Presidents look for candidates who are competent, ideologically aligned, young, and politically helpful. They often leak their preferred names early, similar to the  invisible primary in elections, to gauge public and political reaction. The FBI conducts background checks, and the candidate undergoes interviews with the president.

The nominee is given a qualification rating by the American Bar Association’s Standing Committee on the Federal Judiciary. Ratings include "Well Qualified," "Qualified," and "Not Qualified" (e.g. Harriet Miers was rated "Not Qualified").

After this, the Senate Judiciary Committee holds hearings where the nominee is interviewed. The committee then votes, and a simple majority vote in the full Senate confirms or rejects the nominee.

Judicial review is a very powerful tool in the U.S, even though it was not originally intended by the Founding Fathers and is not found in Article III of the Constitution. The power stems from the 1803 case Marbury v. Madison, in which Chief Justice John Marshall asserted the Supreme Court’s power to declare acts of Congress unconstitutional. No one challenged this ruling, and it became a convention.

Judicial review is the power to declare laws null and void as if they never existed. Thomas Jefferson described it as “the path to the despotism of an oligarchy,” meaning tyranny by a group of unelected individuals.

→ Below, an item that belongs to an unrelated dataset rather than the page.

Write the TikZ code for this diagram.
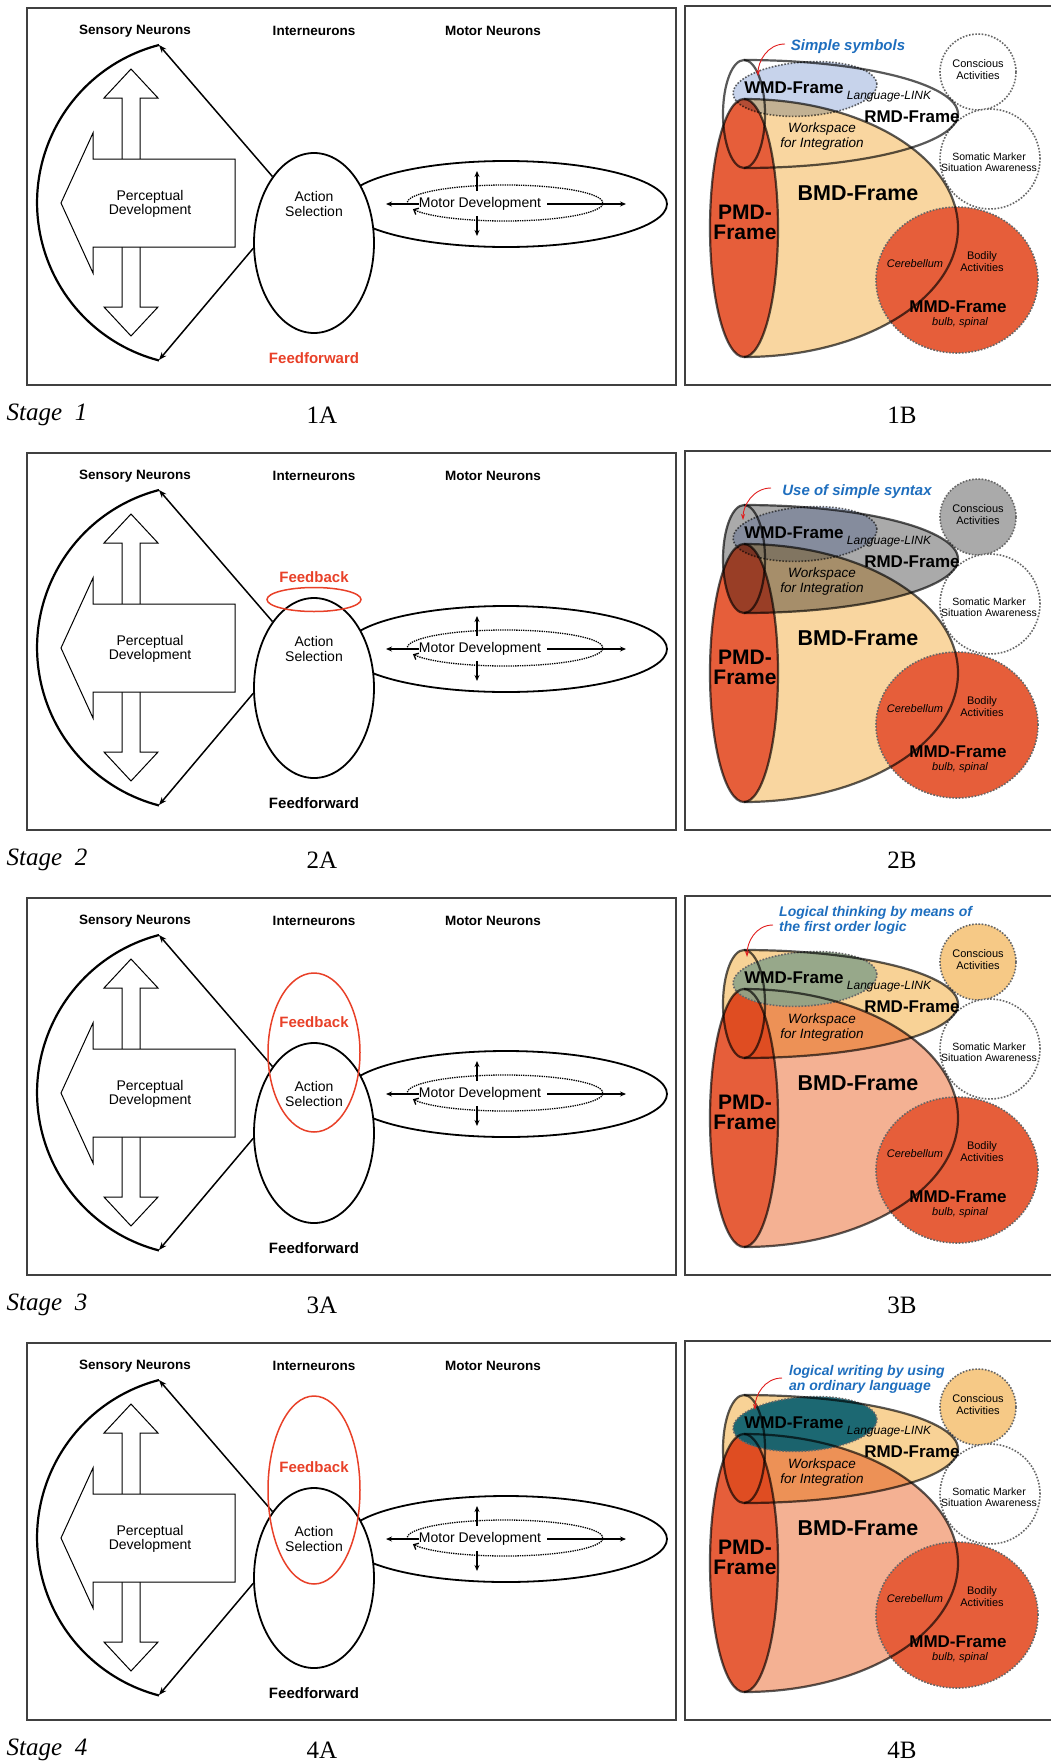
\documentclass[tikz,border=0pt]{standalone}
\usepackage{fontspec}
\setmainfont{Liberation Sans}
\newfontfamily\timesfont{Liberation Serif}
\usetikzlibrary{arrows.meta,shapes.geometric}

\definecolor{ffred}{RGB}{232,64,40}
\definecolor{pmdred}{RGB}{230,94,58}
\definecolor{bmdtan}{RGB}{249,214,160}
\definecolor{bmdsalmon}{RGB}{244,177,147}
\definecolor{wmdblue}{RGB}{195,208,234}
\definecolor{wmdgreen}{RGB}{143,165,138}
\definecolor{wmdteal}{RGB}{10,96,112}
\definecolor{rmdgray}{RGB}{170,170,170}
\definecolor{rmdorange}{RGB}{248,210,150}
\definecolor{consorange}{RGB}{246,201,134}
\definecolor{labelblue}{RGB}{30,110,190}
\definecolor{linkred}{RGB}{225,30,30}

\begin{document}
\begin{tikzpicture}[x=1pt,y=-1pt,
    every node/.style={inner sep=0pt},
    frame/.style={draw=black!75, line width=1.2pt},
    hdr/.style={font=\bfseries\fontsize{13.5}{15}\selectfont},
    plain/.style={font=\fontsize{14}{14.5}\selectfont, align=center},
    ffont/.style={font=\bfseries\fontsize{15}{15}\selectfont},
    blockarrow/.style={draw=black, fill=white, line width=1pt},
    bow/.style={line width=2.2pt},
    oval/.style={ellipse, draw, line width=1.8pt},
    blob/.style={ellipse},
    feedline/.style={line width=1.5pt, -{Stealth[length=8pt,width=6pt]}},
    motorarrow/.style={line width=1.4pt, -{Stealth[length=6pt,width=5pt]}},
    dotline/.style={densely dotted, line width=1.3pt},
    stagelab/.style={font=\timesfont\itshape\fontsize{25}{25}\selectfont},
    panellab/.style={font=\timesfont\fontsize{25}{25}\selectfont},
    rim/.style={draw=black, draw opacity=0.65, line width=2.2pt},
    dotrim/.style={draw=black!60, line width=1.6pt, dash pattern=on 1.6pt off 1.6pt},
    bigname/.style={font=\bfseries\fontsize{21.5}{20}\selectfont, align=center},
    framename/.style={font=\bfseries\fontsize{17}{17}\selectfont},
    note/.style={font=\itshape\fontsize{12}{13}\selectfont, align=center},
    small/.style={font=\fontsize{11}{12}\selectfont, align=center},
    bluelab/.style={font=\bfseries\itshape\fontsize{15}{15}\selectfont, text=labelblue, align=left},
    linkarrow/.style={draw=linkred, line width=0.9pt, -{Stealth[length=6pt,width=4pt]}}]

\useasboundingbox (0,0) rectangle (1051,1764);

\foreach \r/\ffc/\bmd/\rmd/\wmd/\bm/\cons in
  {0/ffred/bmdtan/white/wmdblue/multiply/white,
   1/black/bmdtan/rmdgray/wmdblue/multiply/rmdgray,
   2/black/bmdsalmon/rmdorange/wmdgreen/normal/consorange,
   3/black/bmdsalmon/rmdorange/wmdteal/normal/consorange}{
\pgfmathtruncatemacro{\stg}{\r+1}
\begin{scope}[shift={(0,445*\r)}]
  % left panel: neurons
  \draw[frame] (27,8) rectangle (676,385);
  \node[hdr] (sn\r) at (135,31) {Sensory Neurons};
  \node[hdr] (in\r) at (314,31) {Interneurons};
  \node[hdr] (mn\r) at (493,31) {Motor Neurons};
  \draw[blockarrow] (131,69) -- (158,98) -- (140,98) -- (140,307) -- (158,307) -- (131,336)
    -- (104,307) -- (122,307) -- (122,98) -- (104,98) -- cycle;
  \draw[blockarrow] (61,203) -- (93,133) -- (93,159) -- (235,159) -- (235,247) -- (93,247) -- (93,273) -- cycle;
  \node[plain] (pd\r) at (150,204) {Perceptual\\Development};
  \coordinate (st\r) at (159,45);
  \coordinate (sb\r) at (159,360);
  \draw[bow] (st\r) arc[start angle=255.4, end angle=104.6, radius=163];
  \node[oval, minimum width=322pt, minimum height=86pt] (mo\r) at (506,204) {};
  \node[oval, fill=white, minimum width=120pt, minimum height=180pt] (as\r) at (314,243) {};
  \draw[dotline, -{Straight Barb[length=4pt,width=7pt]}] (505,203) ++(-185:98 and 18)
    arc[start angle=-185, end angle=160, x radius=98, y radius=18];
  \node[plain] (md\r) at (480,204) {Motor Development};
  \coordinate (ml\r) at (386,204);
  \coordinate (mr\r) at (626,204);
  \coordinate (mus\r) at (477,191);
  \coordinate (mu\r) at (477,171);
  \coordinate (mds\r) at (477,216);
  \coordinate (mdn\r) at (477,236);
  \draw[motorarrow] (md\r.west) -- (ml\r);
  \draw[motorarrow] ([xshift=6pt]md\r.east) -- (mr\r);
  \draw[motorarrow] (mus\r) -- (mu\r);
  \draw[motorarrow] (mds\r) -- (mdn\r);
  \draw[feedline] (as\r.122) -- (st\r);
  \draw[feedline] (as\r.185) -- (sb\r);
  \node[plain] (ast\r) at (314,204) {Action\\Selection};
  \node[ffont, text=\ffc] (ff\r) at (314,358) {Feedforward};
  \ifcase\r
  \or
    \node[oval, draw=ffred, line width=1.5pt, minimum width=94pt, minimum height=24pt] (fb\r) at (314,154.5) {};
    \node[ffont, text=ffred] (fbt\r) at (314,132) {Feedback};
  \or
    \node[oval, draw=ffred, line width=1.5pt, minimum width=92pt, minimum height=159pt] (fb\r) at (314,162.5) {};
    \node[ffont, text=ffred] (fbt\r) at (314,132) {Feedback};
  \or
    \node[oval, draw=ffred, line width=1.5pt, minimum width=92pt, minimum height=188pt] (fb\r) at (314,155) {};
    \node[ffont, text=ffred] (fbt\r) at (314,132) {Feedback};
  \fi
  \node[stagelab] (sg\r) at (47,415) {Stage~~\stg};
  \node[panellab] (pa\r) at (322,415) {\stg A};
  \node[panellab] (pb\r) at (902,415) {\stg B};

  % right panel: frames
  \draw[frame] (685,6) rectangle (1062,385);
  \fill[\bmd] (744,99) arc[start angle=-90, end angle=90, x radius=214, y radius=129] -- cycle;
  \node[blob, fill=pmdred, minimum width=68pt, minimum height=258pt] (pmd\r) at (744,228) {};
  \node[blob, dotrim, fill=pmdred, minimum width=162pt, minimum height=146pt] (mmd\r) at (957,280) {};
  \begin{scope}[blend mode=multiply]
    \fill[\rmd] (744,60) arc[start angle=-90, end angle=90, x radius=214, y radius=54]
      arc[start angle=90, end angle=270, x radius=21, y radius=54] -- cycle;
  \end{scope}
  \begin{scope}[blend mode=\bm]
    \node[blob, dotrim, fill=\wmd, fill opacity=0.92, rotate=4, minimum width=144pt, minimum height=54pt] (wmd\r) at (805,89) {};
  \end{scope}
  \node[blob, dotrim, fill=\cons, minimum size=76pt] (cons\r) at (978,72) {};
  \node[blob, dotrim, fill=white, minimum size=100pt] (soma\r) at (990,159) {};
  \draw[rim] (744,99) arc[start angle=-90, end angle=90, x radius=214, y radius=129];
  \draw[rim] (744,228) ellipse[x radius=34, y radius=129];
  \draw[rim] (744,60) arc[start angle=-90, end angle=90, x radius=214, y radius=54];
  \draw[rim] (744,114) ellipse[x radius=21, y radius=54];
  \ifcase\r
    \node[bluelab] (lab\r) at (848,47) {Simple symbols};
    \coordinate (ls\r) at (785,44);
    \coordinate (le\r) at (758,76);
  \or
    \node[bluelab] (lab\r) at (857,47) {Use of simple syntax};
    \coordinate (ls\r) at (771,43);
    \coordinate (le\r) at (743,75);
  \or
    \node[bluelab, anchor=west, font=\bfseries\itshape\fontsize{14}{15}\selectfont] (lab\r) at (779,30.5)
      {Logical thinking by means of\\the first order logic};
    \coordinate (ls\r) at (773,35);
    \coordinate (le\r) at (747,67);
  \or
    \node[bluelab, anchor=west, font=\bfseries\itshape\fontsize{14}{15}\selectfont] (lab\r) at (789,44.5)
      {logical writing by using\\an ordinary language};
    \coordinate (ls\r) at (782,43);
    \coordinate (le\r) at (755,75);
  \fi
  \draw[linkarrow] (ls\r) .. controls +(-18,0) and +(0,-14) .. (le\r);
  \node[framename] (wmdt\r) at (794,88) {WMD-Frame};
  \node[note] (link\r) at (889,97) {Language-LINK};
  \node[framename] (rmdt\r) at (912,117) {RMD-Frame};
  \node[note, font=\itshape\fontsize{13.5}{15}\selectfont] (work\r) at (822,137) {Workspace\\for Integration};
  \node[bigname] (bmdt\r) at (858,193) {BMD-Frame};
  \node[bigname, font=\bfseries\fontsize{21}{20}\selectfont] (pmdt\r) at (745,222) {PMD-\\Frame};
  \node[note, font=\itshape\fontsize{11}{12}\selectfont] (cere\r) at (915,264) {Cerebellum};
  \node[small] (body\r) at (982,262) {Bodily\\Activities};
  \node[framename] (mmdt\r) at (958,307) {MMD-Frame};
  \node[note, font=\itshape\fontsize{11}{12}\selectfont] (spin\r) at (960,323) {bulb, spinal};
  \node[small] (cont\r) at (978,70) {Conscious\\Activities};
  \node[small, font=\fontsize{10.5}{11.5}\selectfont] (somt\r) at (989,162) {Somatic Marker\\Situation Awareness};
\end{scope}
}
\end{tikzpicture}
\end{document}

The Court can strike down legislation with no external limit. This power allows the Supreme Court to update the interpretation of constitutional language. For example, the Eighth Amendment prohibits "cruel and unusual punishment"which has been reinterpreted to include methods like waterboarding. Judicial review has allowed the Court to influence civil rights issues and protect individual liberties, such as blocking state attempts to restrict voting rights.